What if gut inflammation, pregnancy hormones, and cancer risk could all be recreated on a chip revealing how disease actually begins?
Researchers at Harvard Medical School and collaborating institutes have developed the most complete colon on a chip model yet for inflammatory bowel disease, offering a closer look at how the condition develops, worsens, and in some cases progresses toward cancer.
The system allows scientists to study inflammatory bowel disease in a controlled human relevant environment, improving understanding of disease triggers and opening pathways toward more precise and personalized therapies.
Unlike conventional models based on animal studies or simplified cell cultures, the chip uses patient derived intestinal cells, including both healthy and inflamed samples from the same individuals. It also replicates real physiological conditions such as fluid flow, immune cell movement, and gut-like stretching, enabling a far more accurate representation of how the human intestine behaves under stress.

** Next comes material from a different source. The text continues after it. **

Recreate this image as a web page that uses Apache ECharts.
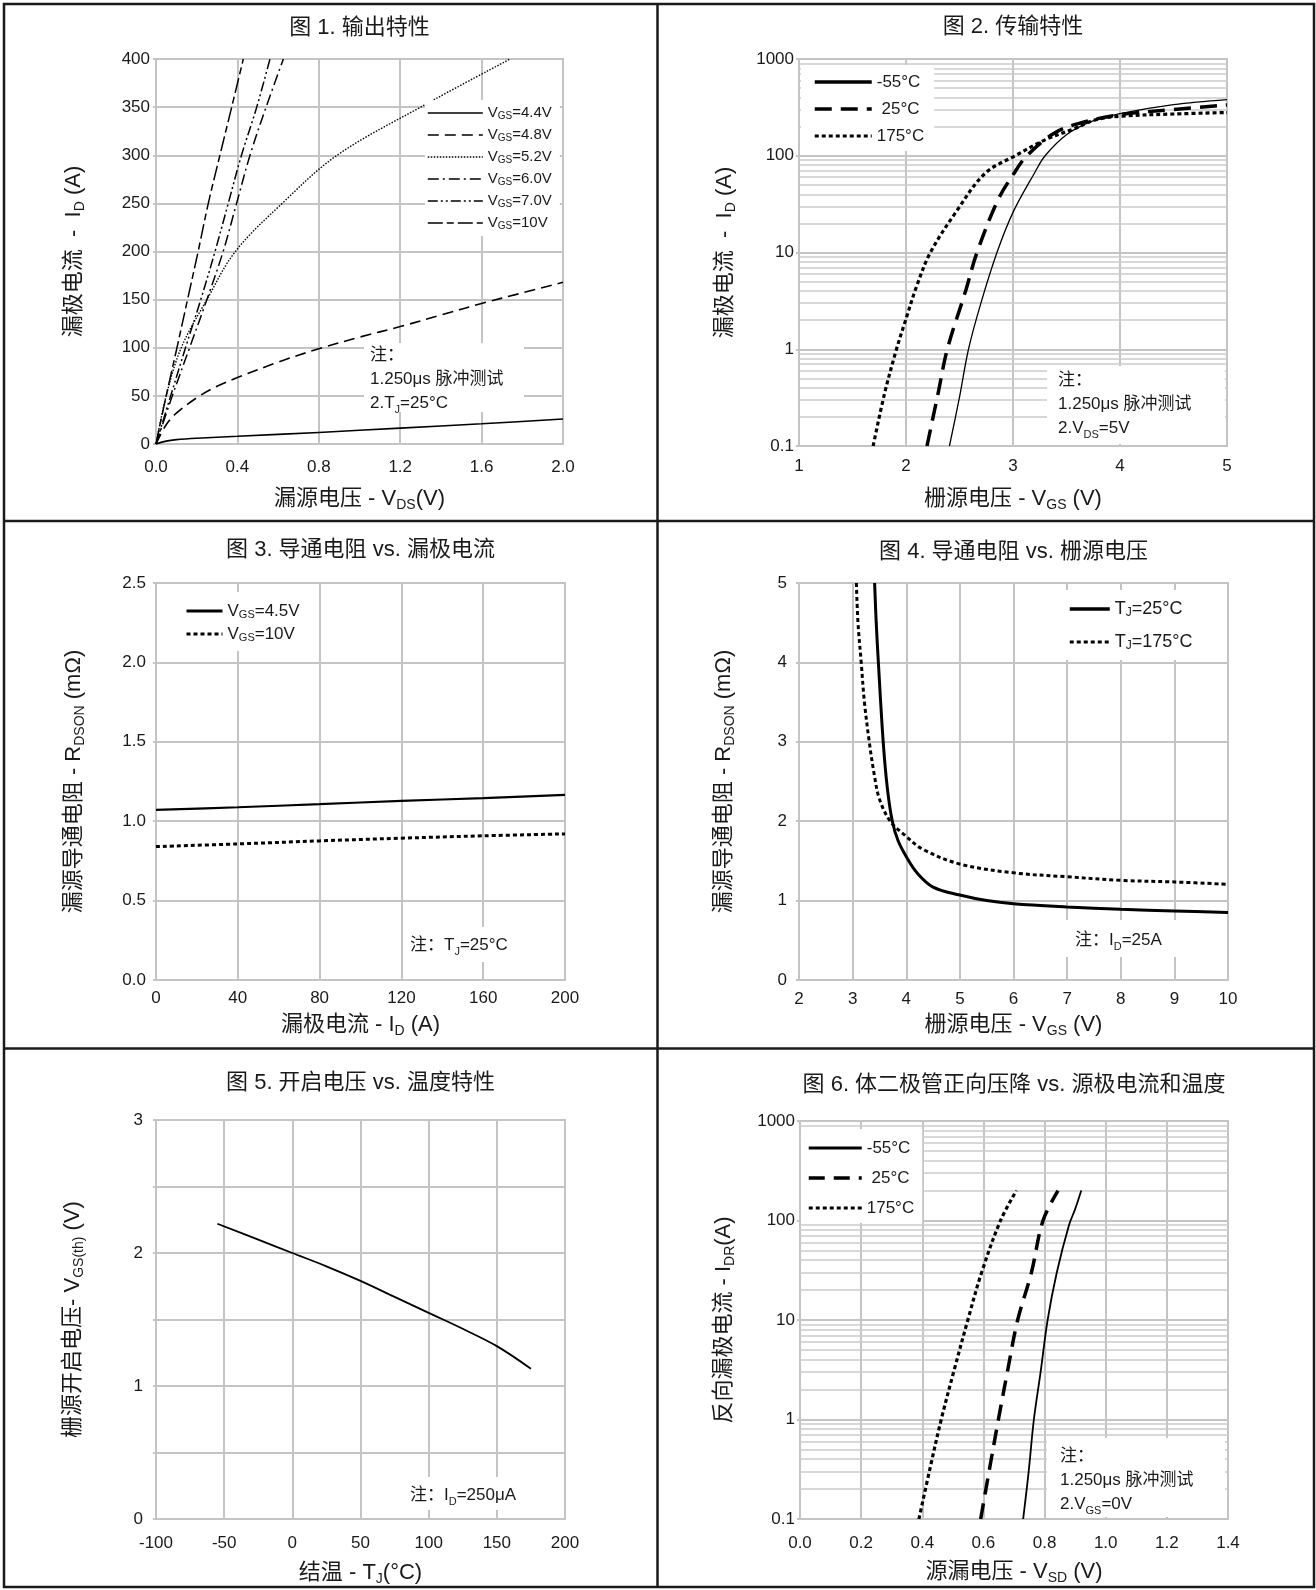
<!DOCTYPE html>
<html><head><meta charset="utf-8">
<script src="https://cdn.jsdelivr.net/npm/echarts@6/dist/echarts.min.js"></script>
<style>html,body{margin:0;padding:0;background:#fff}#c{width:1316px;height:1590px}</style>
</head><body><div id="c"></div><script>
// ---------- DATA ----------
// Fig 1: output characteristics, [VDS (V), ID (A)]
const f1_vgs44 = [[0,0],[0.05,3],[0.1,4.5],[0.2,6],[0.4,8],[0.8,12],[1.2,16.5],[1.6,21],[2.0,26]];
const f1_vgs48 = [[0,0],[0.05,20],[0.1,32],[0.2,48],[0.3,60],[0.4,69],[0.6,85],[0.8,99],[1.0,111],[1.2,122],[1.4,134],[1.6,146],[1.8,157],[2.0,168]];
const f1_vgs52 = [[0,0],[0.05,50],[0.124,100],[0.25,150],[0.39,200],[0.62,250],[0.89,300],[1.30,350],[1.74,400]];
const f1_vgs60 = [[0,0],[0.08,50],[0.165,100],[0.25,150],[0.33,200],[0.396,250],[0.462,300],[0.541,350],[0.626,400]];
const f1_vgs70 = [[0,0],[0.072,50],[0.145,100],[0.22,150],[0.29,200],[0.355,250],[0.42,300],[0.495,350],[0.56,400]];
const f1_vgs10 = [[0,0],[0.05,50],[0.103,100],[0.155,150],[0.207,200],[0.257,250],[0.314,300],[0.372,350],[0.429,400]];
// Fig 2: transfer characteristics, [VGS (V), ID (A)]
const f2_m55 = [[2.406,0.1],[2.5,0.32],[2.584,1],[2.7,3],[2.85,10],[3.0,26],[3.2,66],[3.3,100],[3.5,165],[3.73,225],[4.0,272],[4.5,337],[5.0,380]];
const f2_p25 = [[2.196,0.1],[2.3,0.35],[2.386,1],[2.56,4.1],[2.663,10],[2.86,35],[3.01,66],[3.13,100],[3.38,170],[3.61,215],[4.0,266],[4.5,300],[5.0,335]];
const f2_p175 = [[1.693,0.1],[1.8,0.35],[1.911,1],[1.99,1.9],[2.1,4.5],[2.228,10],[2.465,26],[2.74,66],[3.02,100],[3.3,146],[3.57,190],[3.77,235],[4.0,256],[4.5,270],[5.0,280]];
// Fig 3: RDSON vs ID, [ID (A), RDSON (mOhm)]
const f3_vgs45 = [[0,1.071],[40,1.088],[80,1.107],[120,1.128],[160,1.145],[200,1.166]];
const f3_vgs10 = [[0,0.840],[40,0.857],[80,0.876],[120,0.893],[160,0.908],[200,0.920]];
// Fig 4: RDSON vs VGS, [VGS (V), RDSON (mOhm)]
const f4_t25 = [[3.41,5],[3.44,4.5],[3.48,4],[3.57,3],[3.65,2.4],[3.74,2],[3.85,1.75],[4.02,1.53],[4.2,1.35],[4.5,1.17],[5,1.07],[5.5,1.0],[6,0.96],[7,0.92],[8,0.89],[9,0.87],[10,0.85]];
const f4_t175 = [[3.07,5],[3.1,4.5],[3.16,4],[3.22,3.5],[3.31,3],[3.4,2.6],[3.5,2.28],[3.7,2.0],[3.98,1.82],[4.3,1.65],[5,1.46],[6,1.35],[7,1.3],[8,1.255],[9,1.235],[10,1.205]];
// Fig 5: VGS(th) vs TJ, [TJ (°C), VGS(th) (V)]
const f5_vth = [[-55,2.22],[-25,2.10],[0,2.0],[25,1.90],[50,1.79],[75,1.67],[100,1.55],[125,1.43],[150,1.30],[175,1.13]];
// Fig 6: body diode, [VSD (V), IDR (A)]
const f6_m55 = [[0.73,0.1],[0.748,0.3],[0.765,1],[0.787,3],[0.81,10],[0.84,30],[0.88,90],[0.90,130],[0.92,200]];
const f6_p25 = [[0.591,0.1],[0.62,0.32],[0.649,1],[0.68,3.2],[0.712,10],[0.757,30],[0.795,100],[0.844,200]];
const f6_p175 = [[0.389,0.1],[0.425,0.32],[0.462,1],[0.505,3.2],[0.549,10],[0.594,30],[0.656,100],[0.708,200]];

// tick label / legend texts
const TITLES = ['图 1. 输出特性','图 2. 传输特性','图 3. 导通电阻 vs. 漏极电流','图 4. 导通电阻 vs. 栅源电压','图 5. 开启电压 vs. 温度特性','图 6. 体二极管正向压降 vs. 源极电流和温度'];
const LEG_TEXT = {
  f1a:'V{s|GS}=4.4V', f1b:'V{s|GS}=4.8V', f1c:'V{s|GS}=5.2V', f1d:'V{s|GS}=6.0V', f1e:'V{s|GS}=7.0V', f1f:'V{s|GS}=10V',
  f2a:'-55°C', f2b:' 25°C', f2c:'175°C',
  f3a:'V{s|GS}=4.5V', f3b:'V{s|GS}=10V',
  f4a:'T{s|J}=25°C', f4b:'T{s|J}=175°C',
  f6a:'-55°C', f6b:' 25°C', f6c:'175°C'
};

// ---------- STYLE ----------
const FONT = "'Liberation Sans', Arial, 'Noto Sans CJK SC', sans-serif";
const TXT = '#1a1a1a';
const GRAY = '#c4c4c4';
const MINOR = [];
for (let e = -1; e < 3; e++) for (let m = 2; m <= 9; m++) MINOR.push(+(m * Math.pow(10, e)).toPrecision(2));

const NAME_STYLE = {fontSize: 22, lineHeight: 26, color: TXT, fontFamily: FONT,
  rich: {s: {fontSize: 14, lineHeight: 14, verticalAlign: 'bottom', fontFamily: FONT, color: TXT}}};

const grids = [
  {left:156, top:59, width:407, height:385},
  {left:799, top:59, width:428, height:387},
  {left:156, top:583, width:409, height:397},
  {left:799, top:583, width:429, height:397},
  {left:156, top:1120, width:409, height:399},
  {left:800, top:1121, width:428, height:398}
].map(g => Object.assign({show:true, borderColor:GRAY, borderWidth:2, backgroundColor:'transparent'}, g));

function mkX(gi, min, max, interval, name, nameGap, margin, fmt) {
  return {type:'value', gridIndex:gi, min, max, interval, name, nameLocation:'middle', nameGap,
    nameTextStyle: NAME_STYLE,
    axisLine:{show:true, onZero:false, lineStyle:{color:GRAY, width:2}}, axisTick:{show:false},
    axisLabel:{margin, fontSize:17, color:TXT, fontFamily:FONT, formatter: fmt},
    splitLine:{show:true, lineStyle:{color:GRAY, width:2}}};
}
function mkY(gi, type, min, max, interval, name, nameGap, margin, fmt) {
  const a = {type, gridIndex:gi, min, max, name, nameLocation:'middle', nameGap,
    nameTextStyle: NAME_STYLE,
    axisLine:{show:true, onZero:false, lineStyle:{color:GRAY, width:2}},
    axisTick:{show:true, length:3, lineStyle:{color:GRAY, width:2}},
    axisLabel:{margin, fontSize:17, color:TXT, fontFamily:FONT, formatter: fmt},
    splitLine:{show:true, lineStyle:{color:GRAY, width:2}}};
  if (type === 'log') a.logBase = 10; else a.interval = interval;
  return a;
}
const fx1 = v => v.toFixed(1);
const flog = v => (v < 1 ? '0.1' : String(Math.round(v)));
const fint = v => (Math.abs(v - Math.round(v)) < 1e-9 ? String(Math.round(v)) : '');

const xAxis = [
  mkX(0, 0, 2, 0.4, '漏源电压 - V{s|DS}(V)', 42, 15, fx1),
  mkX(1, 1, 5, 1, '栅源电压 - V{s|GS} (V)', 40, 12),
  mkX(2, 0, 200, 40, '漏极电流 - I{s|D} (A)', 32, 10),
  mkX(3, 2, 10, 1, '栅源电压 - V{s|GS} (V)', 32, 11),
  mkX(4, -100, 200, 50, '结温 - T{s|J}(°C)', 41, 16),
  mkX(5, 0, 1.4, 0.2, '源漏电压 - V{s|SD} (V)', 40, 16, fx1)
];
const yAxis = [
  mkY(0, 'value', 0, 400, 50, '漏极电流  -  I{s|D} (A)', 69, 6),
  mkY(1, 'log', 0.1, 1000, null, '漏极电流  -  I{s|D} (A)', 61, 5, flog),
  mkY(2, 'value', 0, 2.5, 0.5, '漏源导通电阻 - R{s|DSON} (mΩ)', 69, 10, fx1),
  mkY(3, 'value', 0, 5, 1, '漏源导通电阻 - R{s|DSON} (mΩ)', 62, 12),
  mkY(4, 'value', 0, 3, 0.5, '栅源开启电压- V{s|GS(th)} (V)', 70, 13, fint),
  mkY(5, 'log', 0.1, 1000, null, '反向漏极电流 - I{s|DR}(A)', 63, 5, flog)
];

function ln(name, gi, data, ls, extra) {
  return Object.assign({type:'line', name, xAxisIndex:gi, yAxisIndex:gi, data, symbol:'none', showSymbol:false,
    smooth:0.35, silent:true, z:2,
    lineStyle:Object.assign({color:'#000'}, ls), itemStyle:{color:'#000'}}, extra || {});
}
const minorLines = {silent:true, z:1, symbol:['none','none'], label:{show:false}, animation:false,
  lineStyle:{color:'#cbcbcb', width:1.5, type:'solid'}, emphasis:{disabled:true},
  data: MINOR.map(v => ({yAxis: v}))};

const series = [
  ln('f1a', 0, f1_vgs44, {width:1.6, type:'solid'}),
  ln('f1b', 0, f1_vgs48, {width:1.6, type:[11,6]}),
  ln('f1c', 0, f1_vgs52, {width:1.4, type:[1.5,1.5]}),
  ln('f1d', 0, f1_vgs60, {width:1.5, type:[11,4,2,4]}),
  ln('f1e', 0, f1_vgs70, {width:1.5, type:[10,3,2,3,2,3]}),
  ln('f1f', 0, f1_vgs10, {width:1.5, type:[15,4,7,4]}),
  ln('f2a', 1, f2_m55, {width:1.3, type:'solid'}, {markLine: minorLines}),
  ln('f2b', 1, f2_p25, {width:3.5, type:[17,9]}),
  ln('f2c', 1, f2_p175, {width:3.2, type:[4,3]}),
  ln('f3a', 2, f3_vgs45, {width:2.2, type:'solid'}),
  ln('f3b', 2, f3_vgs10, {width:3, type:[4,3]}),
  ln('f4a', 3, f4_t25, {width:3, type:'solid'}),
  ln('f4b', 3, f4_t175, {width:3, type:[4,3]}),
  ln('f5', 4, f5_vth, {width:1.8, type:'solid'}),
  ln('f6a', 5, f6_m55, {width:1.8, type:'solid'}, {markLine: minorLines}),
  ln('f6b', 5, f6_p25, {width:3.5, type:[16,9]}),
  ln('f6c', 5, f6_p175, {width:3.2, type:[4,3]})
];

function leg(names, widths, o) {
  const fs = o.fontSize, lh = o.lineHeight;
  return {orient:'vertical', align:'left', left:o.left, top:o.top, padding:o.padding,
    itemWidth:o.itemWidth, itemHeight:12, itemGap:o.itemGap, backgroundColor:'#fff', selectedMode:false,
    z:4, formatter: n => LEG_TEXT[n],
    itemStyle:{color:'rgba(0,0,0,0)', opacity:0, borderWidth:0},
    textStyle:{fontSize:fs, lineHeight:lh, color:TXT, fontFamily:FONT,
      rich:{s:{fontSize:Math.round(fs*0.65), lineHeight:Math.round(fs*0.65), verticalAlign:'bottom', fontFamily:FONT, color:TXT}}},
    data: names.map((n, i) => ({name:n, lineStyle:{width:widths[i]}, itemStyle:{color:'rgba(0,0,0,0)', opacity:0, borderWidth:0}}))};
}
const legend = [
  leg(['f1a','f1b','f1c','f1d','f1e','f1f'], [1.6,1.6,1.4,1.5,1.5,1.5], {left:425, top:100, padding:[5,8,5,2], itemWidth:55, itemGap:6, fontSize:15, lineHeight:16}),
  leg(['f2a','f2b','f2c'], [3.5,3.5,3.2], {left:801, top:65, padding:[8,10,6,12], itemWidth:57, itemGap:9, fontSize:17, lineHeight:18}),
  leg(['f3a','f3b'], [3,3], {left:158, top:592, padding:[10,10,8,27], itemWidth:36, itemGap:5, fontSize:17, lineHeight:18}),
  leg(['f4a','f4b'], [3.5,3], {left:1060, top:590, padding:[9,10,8,8], itemWidth:40, itemGap:13, fontSize:18, lineHeight:20}),
  leg(['f6a','f6b','f6c'], [3,3.5,3.2], {left:801, top:1129, padding:[10,8,6,6], itemWidth:53, itemGap:12, fontSize:17, lineHeight:18})
];

const titlePos = [[359.5,17],[1013,16],[360.5,539],[1013.5,541],[360.5,1072],[1014,1074]];
const title = TITLES.map((t, i) => ({text:t, left:titlePos[i][0], top:titlePos[i][1], textAlign:'center', textVerticalAlign:'top', padding:0,
  textStyle:{fontSize:22, fontWeight:'normal', color:TXT, fontFamily:FONT}}));

// annotations
const NOTE_RICH = {s:{fontSize:11, lineHeight:11, verticalAlign:'bottom', fontFamily:FONT, fill:TXT}};
function note(box, x, y, text) {
  return [
    {type:'rect', z:3, silent:true, shape:{x:box[0], y:box[1], width:box[2], height:box[3]}, style:{fill:'#fff', stroke:null}},
    {type:'text', z:3, silent:true, x, y, style:{text, fontSize:17, lineHeight:24, fontFamily:FONT, fill:TXT, align:'left', verticalAlign:'top', rich:NOTE_RICH}}
  ];
}
const border = {stroke:'#1a1a1a', lineWidth:2.5};
const graphicEls = [].concat(
  note([364,343,160,69], 370, 343, '注：\n1.250μs 脉冲测试\n2.T{s|J}=25°C'),
  note([1047,366,178,78], 1058, 368, '注：\n1.250μs 脉冲测试\n2.V{s|DS}=5V'),
  note([403,927,122,35], 410, 933, '注：T{s|J}=25°C'),
  note([1062,920,150,37], 1075, 928, '注：I{s|D}=25A'),
  note([405,1477,125,33], 410, 1483, '注：I{s|D}=250μA'),
  note([1047,1438,178,79], 1060, 1444, '注：\n1.250μs 脉冲测试\n2.V{s|GS}=0V'),
  [
    {type:'rect', z:10, silent:true, shape:{x:4, y:4, width:1310, height:1583}, style:Object.assign({fill:null}, border)},
    {type:'line', z:10, silent:true, shape:{x1:657.5, y1:4, x2:657.5, y2:1587}, style:border},
    {type:'line', z:10, silent:true, shape:{x1:4, y1:521, x2:1314, y2:521}, style:border},
    {type:'line', z:10, silent:true, shape:{x1:4, y1:1048.5, x2:1314, y2:1048.5}, style:border}
  ]
);

const chart = echarts.init(document.getElementById('c'), null, {renderer:'canvas'});
chart.setOption({
  animation:false,
  backgroundColor:'#fff',
  textStyle:{fontFamily:FONT, color:TXT},
  title, legend, grid:grids, xAxis, yAxis, series,
  graphic:{elements:graphicEls}
});
</script></body></html>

The device is built with two microfluidic channels separated by a porous membrane that allows molecular exchange between epithelial and stromal layers. Researchers introduced immune cells, applied mechanical motion to simulate peristalsis, and exposed tissues to hormone environments that mimic menstruation and pregnancy. These conditions revealed stronger inflammation and fibrosis in diseased tissue, along with early cancer associated changes under chemical stress.
The model also enabled early observation of cancer-like transformations in diseased intestinal tissue, offering a new window into how chronic inflammation may evolve into malignancy.